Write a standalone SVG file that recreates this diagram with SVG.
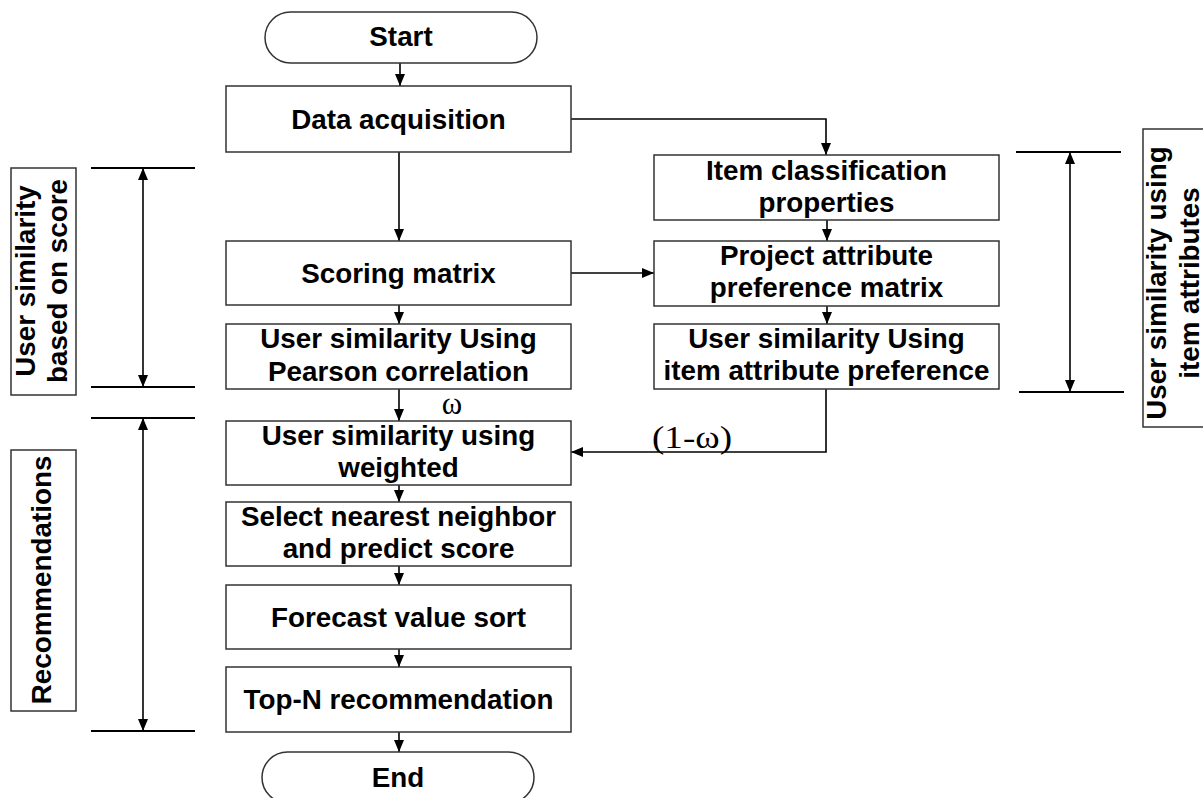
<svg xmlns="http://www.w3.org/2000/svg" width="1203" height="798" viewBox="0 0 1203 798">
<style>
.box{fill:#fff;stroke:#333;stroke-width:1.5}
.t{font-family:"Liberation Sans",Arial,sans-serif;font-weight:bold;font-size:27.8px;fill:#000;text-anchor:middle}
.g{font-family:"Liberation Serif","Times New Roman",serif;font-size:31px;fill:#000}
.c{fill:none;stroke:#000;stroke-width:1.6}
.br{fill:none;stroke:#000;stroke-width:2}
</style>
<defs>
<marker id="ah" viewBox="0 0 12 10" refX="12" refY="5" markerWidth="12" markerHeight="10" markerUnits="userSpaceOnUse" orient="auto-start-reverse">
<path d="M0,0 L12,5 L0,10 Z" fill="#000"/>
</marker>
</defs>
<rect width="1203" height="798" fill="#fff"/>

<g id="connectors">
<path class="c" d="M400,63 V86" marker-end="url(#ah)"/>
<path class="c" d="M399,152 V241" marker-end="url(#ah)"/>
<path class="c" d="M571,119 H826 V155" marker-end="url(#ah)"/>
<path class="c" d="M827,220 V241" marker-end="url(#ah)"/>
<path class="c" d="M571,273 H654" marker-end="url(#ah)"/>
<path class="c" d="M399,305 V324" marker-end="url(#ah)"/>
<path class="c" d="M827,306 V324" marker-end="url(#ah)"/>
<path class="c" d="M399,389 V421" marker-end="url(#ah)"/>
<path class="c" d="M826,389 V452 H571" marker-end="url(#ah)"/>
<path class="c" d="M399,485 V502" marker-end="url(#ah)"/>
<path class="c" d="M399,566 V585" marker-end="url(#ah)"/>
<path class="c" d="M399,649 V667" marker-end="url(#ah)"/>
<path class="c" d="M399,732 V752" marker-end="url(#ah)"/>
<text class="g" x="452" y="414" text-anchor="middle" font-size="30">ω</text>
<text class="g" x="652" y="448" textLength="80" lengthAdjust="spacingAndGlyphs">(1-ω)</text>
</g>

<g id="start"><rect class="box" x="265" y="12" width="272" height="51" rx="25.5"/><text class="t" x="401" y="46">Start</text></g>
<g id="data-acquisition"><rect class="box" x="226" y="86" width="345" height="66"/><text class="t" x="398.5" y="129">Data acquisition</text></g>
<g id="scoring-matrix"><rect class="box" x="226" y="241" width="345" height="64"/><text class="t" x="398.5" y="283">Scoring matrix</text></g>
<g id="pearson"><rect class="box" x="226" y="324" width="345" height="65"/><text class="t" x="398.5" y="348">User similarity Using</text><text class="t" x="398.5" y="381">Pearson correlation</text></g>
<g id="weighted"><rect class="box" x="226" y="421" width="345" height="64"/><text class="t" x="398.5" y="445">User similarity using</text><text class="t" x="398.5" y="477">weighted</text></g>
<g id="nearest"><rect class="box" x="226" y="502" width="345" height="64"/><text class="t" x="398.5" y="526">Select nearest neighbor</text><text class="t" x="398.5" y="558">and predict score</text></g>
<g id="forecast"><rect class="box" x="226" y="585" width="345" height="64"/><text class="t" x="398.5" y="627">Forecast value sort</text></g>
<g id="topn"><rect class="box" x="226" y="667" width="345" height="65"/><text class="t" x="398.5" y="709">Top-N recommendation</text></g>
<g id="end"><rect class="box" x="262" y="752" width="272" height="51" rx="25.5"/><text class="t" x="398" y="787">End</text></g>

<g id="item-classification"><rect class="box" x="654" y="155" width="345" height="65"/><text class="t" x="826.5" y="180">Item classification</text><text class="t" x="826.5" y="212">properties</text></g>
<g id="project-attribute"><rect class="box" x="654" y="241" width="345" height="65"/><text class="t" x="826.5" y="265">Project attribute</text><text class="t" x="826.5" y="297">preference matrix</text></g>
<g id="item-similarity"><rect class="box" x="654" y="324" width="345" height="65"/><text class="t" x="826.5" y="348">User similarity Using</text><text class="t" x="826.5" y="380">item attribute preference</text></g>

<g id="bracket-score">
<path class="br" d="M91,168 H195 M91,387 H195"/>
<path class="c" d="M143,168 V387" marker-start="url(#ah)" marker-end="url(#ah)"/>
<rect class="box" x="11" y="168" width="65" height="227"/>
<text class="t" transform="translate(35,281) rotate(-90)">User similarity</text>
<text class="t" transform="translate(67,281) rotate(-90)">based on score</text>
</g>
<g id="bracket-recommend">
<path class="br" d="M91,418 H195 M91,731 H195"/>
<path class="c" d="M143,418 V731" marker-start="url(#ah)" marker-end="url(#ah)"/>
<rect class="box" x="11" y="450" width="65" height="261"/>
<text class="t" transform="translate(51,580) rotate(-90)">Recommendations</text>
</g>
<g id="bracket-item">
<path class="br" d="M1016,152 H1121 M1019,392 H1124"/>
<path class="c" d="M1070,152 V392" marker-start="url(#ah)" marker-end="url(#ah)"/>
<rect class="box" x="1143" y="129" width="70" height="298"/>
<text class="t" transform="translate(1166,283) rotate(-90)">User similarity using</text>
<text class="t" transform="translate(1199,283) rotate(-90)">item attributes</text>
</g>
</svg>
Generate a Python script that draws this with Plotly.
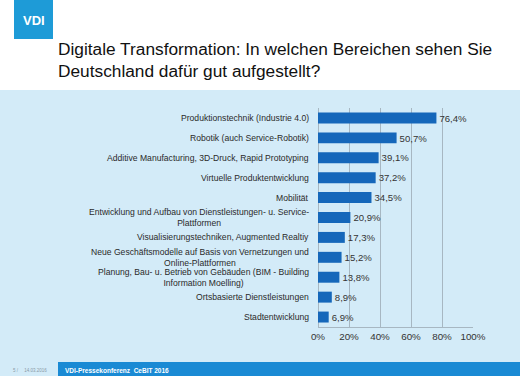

_ _ _

DIRECTIONS FOR THIS TASK:
Can you restate all the records above word for word while dropping the pictures?

TASK OUTPUT:
Write a standalone SVG file that recreates this diagram with SVG.
<svg xmlns="http://www.w3.org/2000/svg" width="1203" height="798" viewBox="0 0 1203 798">
<style>
.box{fill:#fff;stroke:#333;stroke-width:1.5}
.t{font-family:"Liberation Sans",Arial,sans-serif;font-weight:bold;font-size:27.8px;fill:#000;text-anchor:middle}
.g{font-family:"Liberation Serif","Times New Roman",serif;font-size:31px;fill:#000}
.c{fill:none;stroke:#000;stroke-width:1.6}
.br{fill:none;stroke:#000;stroke-width:2}
</style>
<defs>
<marker id="ah" viewBox="0 0 12 10" refX="12" refY="5" markerWidth="12" markerHeight="10" markerUnits="userSpaceOnUse" orient="auto-start-reverse">
<path d="M0,0 L12,5 L0,10 Z" fill="#000"/>
</marker>
</defs>
<rect width="1203" height="798" fill="#fff"/>

<g id="connectors">
<path class="c" d="M400,63 V86" marker-end="url(#ah)"/>
<path class="c" d="M399,152 V241" marker-end="url(#ah)"/>
<path class="c" d="M571,119 H826 V155" marker-end="url(#ah)"/>
<path class="c" d="M827,220 V241" marker-end="url(#ah)"/>
<path class="c" d="M571,273 H654" marker-end="url(#ah)"/>
<path class="c" d="M399,305 V324" marker-end="url(#ah)"/>
<path class="c" d="M827,306 V324" marker-end="url(#ah)"/>
<path class="c" d="M399,389 V421" marker-end="url(#ah)"/>
<path class="c" d="M826,389 V452 H571" marker-end="url(#ah)"/>
<path class="c" d="M399,485 V502" marker-end="url(#ah)"/>
<path class="c" d="M399,566 V585" marker-end="url(#ah)"/>
<path class="c" d="M399,649 V667" marker-end="url(#ah)"/>
<path class="c" d="M399,732 V752" marker-end="url(#ah)"/>
<text class="g" x="452" y="414" text-anchor="middle" font-size="30">ω</text>
<text class="g" x="652" y="448" textLength="80" lengthAdjust="spacingAndGlyphs">(1-ω)</text>
</g>

<g id="start"><rect class="box" x="265" y="12" width="272" height="51" rx="25.5"/><text class="t" x="401" y="46">Start</text></g>
<g id="data-acquisition"><rect class="box" x="226" y="86" width="345" height="66"/><text class="t" x="398.5" y="129">Data acquisition</text></g>
<g id="scoring-matrix"><rect class="box" x="226" y="241" width="345" height="64"/><text class="t" x="398.5" y="283">Scoring matrix</text></g>
<g id="pearson"><rect class="box" x="226" y="324" width="345" height="65"/><text class="t" x="398.5" y="348">User similarity Using</text><text class="t" x="398.5" y="381">Pearson correlation</text></g>
<g id="weighted"><rect class="box" x="226" y="421" width="345" height="64"/><text class="t" x="398.5" y="445">User similarity using</text><text class="t" x="398.5" y="477">weighted</text></g>
<g id="nearest"><rect class="box" x="226" y="502" width="345" height="64"/><text class="t" x="398.5" y="526">Select nearest neighbor</text><text class="t" x="398.5" y="558">and predict score</text></g>
<g id="forecast"><rect class="box" x="226" y="585" width="345" height="64"/><text class="t" x="398.5" y="627">Forecast value sort</text></g>
<g id="topn"><rect class="box" x="226" y="667" width="345" height="65"/><text class="t" x="398.5" y="709">Top-N recommendation</text></g>
<g id="end"><rect class="box" x="262" y="752" width="272" height="51" rx="25.5"/><text class="t" x="398" y="787">End</text></g>

<g id="item-classification"><rect class="box" x="654" y="155" width="345" height="65"/><text class="t" x="826.5" y="180">Item classification</text><text class="t" x="826.5" y="212">properties</text></g>
<g id="project-attribute"><rect class="box" x="654" y="241" width="345" height="65"/><text class="t" x="826.5" y="265">Project attribute</text><text class="t" x="826.5" y="297">preference matrix</text></g>
<g id="item-similarity"><rect class="box" x="654" y="324" width="345" height="65"/><text class="t" x="826.5" y="348">User similarity Using</text><text class="t" x="826.5" y="380">item attribute preference</text></g>

<g id="bracket-score">
<path class="br" d="M91,168 H195 M91,387 H195"/>
<path class="c" d="M143,168 V387" marker-start="url(#ah)" marker-end="url(#ah)"/>
<rect class="box" x="11" y="168" width="65" height="227"/>
<text class="t" transform="translate(35,281) rotate(-90)">User similarity</text>
<text class="t" transform="translate(67,281) rotate(-90)">based on score</text>
</g>
<g id="bracket-recommend">
<path class="br" d="M91,418 H195 M91,731 H195"/>
<path class="c" d="M143,418 V731" marker-start="url(#ah)" marker-end="url(#ah)"/>
<rect class="box" x="11" y="450" width="65" height="261"/>
<text class="t" transform="translate(51,580) rotate(-90)">Recommendations</text>
</g>
<g id="bracket-item">
<path class="br" d="M1016,152 H1121 M1019,392 H1124"/>
<path class="c" d="M1070,152 V392" marker-start="url(#ah)" marker-end="url(#ah)"/>
<rect class="box" x="1143" y="129" width="70" height="298"/>
<text class="t" transform="translate(1166,283) rotate(-90)">User similarity using</text>
<text class="t" transform="translate(1199,283) rotate(-90)">item attributes</text>
</g>
</svg>
Generate a Python script that draws this with Plotly.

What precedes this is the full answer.